Raimund's chart seems to confirm that the Hi-MD pre at high gain
clips at lower levels compared to other recorders:
http://www.avisoft.com/recordertests.htm John Beale and Richard have
measured and discussed this:
http://www.wildlife-sound.org/equipment/himd/himdpklevels_meas.html
Coincidentally, in discussing the pre/adc chip Sony uses, Richard
suggests that the 20 dB difference in sensitivity between of the
Lo/Hi Sens settings is realized with feedback resistor adjustments as
Dan was describing today about the FR2-LE's "Trim" setting.
>
>(Incidentally, I've confirmed this problem on multiple Hi-MD units, a
>TCD-D7 DAT recorder and even the cute little NT-1 micro-dat.)
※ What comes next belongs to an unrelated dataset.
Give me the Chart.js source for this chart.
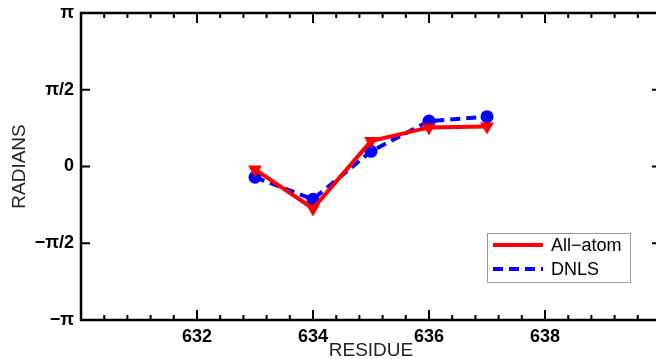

I see that Raimund's numbers suggest that the SONY DAT TCD-D3 is
_less_ subject to clipping than Hi-MD (-56 vs. -64 dBU).
>
>So yes, it's true that turning down the overall gain (or switching to a
>lower sensitivity setting) will reduce the low-frequency content, along
>with everything else, perhaps just enough to get below the threshold
>where the problem kicks in. The work-around I settled on for the WL-183
>mics was a Sound Professionals PIP battery box with built-in HPF. This
>permits me to safely record at more optimum levels in places where
>there might be some occasional low-end "bumps."
More clues could surface with a Lo-Sens vs Sound Professionals PIP
battery box A/B listening test, but our work-arounds probably
wouldn't change. I use the Lo Sens setting quite a bit in the city
and almost always for voice with electret lavaliere micing. Rob D.